Lebih kuat dari sekadar rindu & lebih sakit dari sekadar patah , ini tentang abstraksi rasa .
Semakin jauh mengelibat , semakin kuat hasrat merasa.
Waktupun mewakilkan rasa untuk lebih dalam.
Deretan hiasan dunia menjadi perhatian dalam melihat rasa dalam hati untuk mampu menafsirkan perasaan yang bermuara dalam jiwa.
Kini giliran konspirasi yang menghadang dengan tujuan hati ingin pasrah , namun malu dengan keegoisan yang selalu mengikuti.
Hati tidak bisa diperdayai tentang rasa yang sebenarnya ingin dijalani dengan rangkaian intuisi atau prediksi di dalam pikiran yang diharapkan mampu meneguhkan keyakinan atas sesuatu yang berusaha untuk di rekayasa.
Jagat raya memang menaruh suatu unsur-unsur kebahagiaan di dalam perwujudan dari materi , tetapi yang menentukan kebahagiaan substansial adalah hati .
Seperti aksara yang tak bersuara , seperti ukiran tanpa makna . . .
Berjuta tanya yang ada pada benar , berharap terucap dengan baik.

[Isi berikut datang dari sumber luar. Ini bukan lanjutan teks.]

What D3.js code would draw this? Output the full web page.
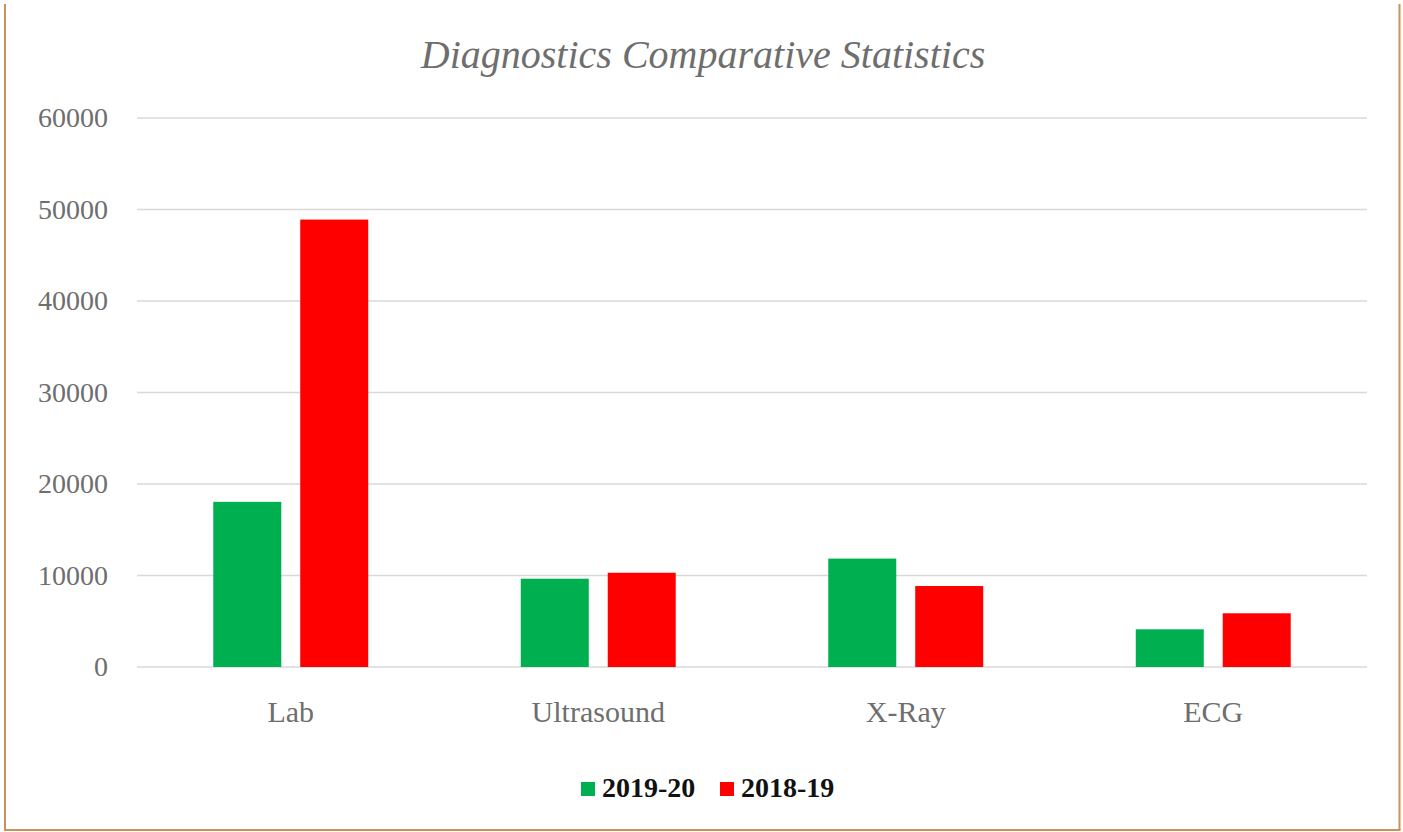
<!DOCTYPE html>
<html>
<head>
<meta charset="utf-8">
<script src="https://cdn.jsdelivr.net/npm/d3@7"></script>
<style>
  html, body { margin: 0; padding: 0; background: #fff; }
  svg { display: block; }
</style>
</head>
<body>
<svg id="chart" width="1403" height="832"></svg>
<script>
// chart data
var categories = ["Lab", "Ultrasound", "X-Ray", "ECG"];
var seriesNames = ["2019-20", "2018-19"];
var values2019 = [18050, 9650, 11850, 4120];
var values2018 = [48900, 10300, 8850, 5870];
var yTicks = [0, 10000, 20000, 30000, 40000, 50000, 60000];
var seriesColors = ["#00B050", "#FF0000"];

var W = 1403, H = 832;
var margin = { left: 137, right: 36, top: 118, bottom: 165 };

var svg = d3.select("#chart");

// frame (left, right and bottom edges)
var frameColor = "#C8935A";
svg.append("line").attr("x1", 5).attr("x2", 5).attr("y1", 4).attr("y2", 830)
  .attr("stroke", frameColor).attr("stroke-width", 2);
svg.append("line").attr("x1", 1399.5).attr("x2", 1399.5).attr("y1", 4).attr("y2", 830)
  .attr("stroke", frameColor).attr("stroke-width", 2);
svg.append("line").attr("x1", 4).attr("x2", 1400.5).attr("y1", 830).attr("y2", 830)
  .attr("stroke", frameColor).attr("stroke-width", 2);

// scales
var x0 = d3.scaleBand()
  .domain(categories)
  .range([margin.left, W - margin.right])
  .paddingInner(0.496)
  .paddingOuter(0.248);

var x1 = d3.scaleBand()
  .domain(seriesNames)
  .range([0, x0.bandwidth()])
  .paddingInner(0.218);

var y = d3.scaleLinear()
  .domain([0, 60000])
  .range([H - margin.bottom, margin.top]);

// gridlines
svg.append("g")
  .selectAll("line")
  .data(yTicks)
  .enter()
  .append("line")
  .attr("x1", margin.left)
  .attr("x2", W - margin.right)
  .attr("y1", function (d) { return y(d); })
  .attr("y2", function (d) { return y(d); })
  .attr("stroke", "#D9D9D9")
  .attr("stroke-width", 1.5);

// y axis labels
var yAxis = d3.axisLeft(y).tickValues(yTicks).tickSize(0).tickPadding(29)
  .tickFormat(d3.format("d"));
var yg = svg.append("g").attr("transform", "translate(" + margin.left + ",0)").call(yAxis);
yg.select(".domain").remove();
yg.selectAll("text")
  .attr("font-family", "Liberation Serif, serif")
  .attr("font-size", 28)
  .attr("fill", "#6E6E6E");

// x axis labels
var xAxis = d3.axisBottom(x0).tickSize(0).tickPadding(34);
var xg = svg.append("g").attr("transform", "translate(0," + y(0) + ")").call(xAxis);
xg.select(".domain").remove();
xg.selectAll("text")
  .attr("font-family", "Liberation Serif, serif")
  .attr("font-size", 30)
  .attr("fill", "#6E6E6E");

// bars
var rows = categories.map(function (c, i) {
  return { cat: c, vals: [values2019[i], values2018[i]] };
});

var group = svg.append("g")
  .selectAll("g")
  .data(rows)
  .enter()
  .append("g")
  .attr("transform", function (d) { return "translate(" + x0(d.cat) + ",0)"; });

group.selectAll("rect")
  .data(function (d) {
    return d.vals.map(function (v, j) { return { name: seriesNames[j], value: v, color: seriesColors[j] }; });
  })
  .enter()
  .append("rect")
  .attr("x", function (d) { return x1(d.name); })
  .attr("width", x1.bandwidth())
  .attr("y", function (d) { return y(d.value); })
  .attr("height", function (d) { return y(0) - y(d.value); })
  .attr("fill", function (d) { return d.color; });

// title
svg.append("text")
  .attr("x", 703)
  .attr("y", 68)
  .attr("text-anchor", "middle")
  .attr("font-family", "Liberation Serif, serif")
  .attr("font-style", "italic")
  .attr("font-size", 40)
  .attr("fill", "#6E6E6E")
  .text("Diagnostics Comparative Statistics");

// legend
var legendX = [581, 720];
var legend = svg.append("g")
  .selectAll("g")
  .data(seriesNames)
  .enter()
  .append("g")
  .attr("transform", function (d, i) { return "translate(" + legendX[i] + ",782)"; });

legend.append("rect")
  .attr("width", 14)
  .attr("height", 14)
  .attr("fill", function (d, i) { return seriesColors[i]; });

legend.append("text")
  .attr("x", 21)
  .attr("y", 15)
  .attr("font-family", "Liberation Serif, serif")
  .attr("font-weight", "bold")
  .attr("font-size", 28)
  .attr("fill", "#111")
  .text(function (d) { return d; });
</script>
</body>
</html>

Bibir yang terkunci rapat , membiarkan rasa menguap dalam diam.
Gagu & enggan menjadi alasan sebuah aksara yang tak lagi berucap.
Rasanya hati dipaksakan beku oleh sebuah kenyataan.
Bahwasanya , mungkin tidak ada lagi candu yang melekat pada rasa yang dulunya diciptakan dari sepasang manusia yang saling menjaga hati , sepasang tangan yang saling menggenggam janji.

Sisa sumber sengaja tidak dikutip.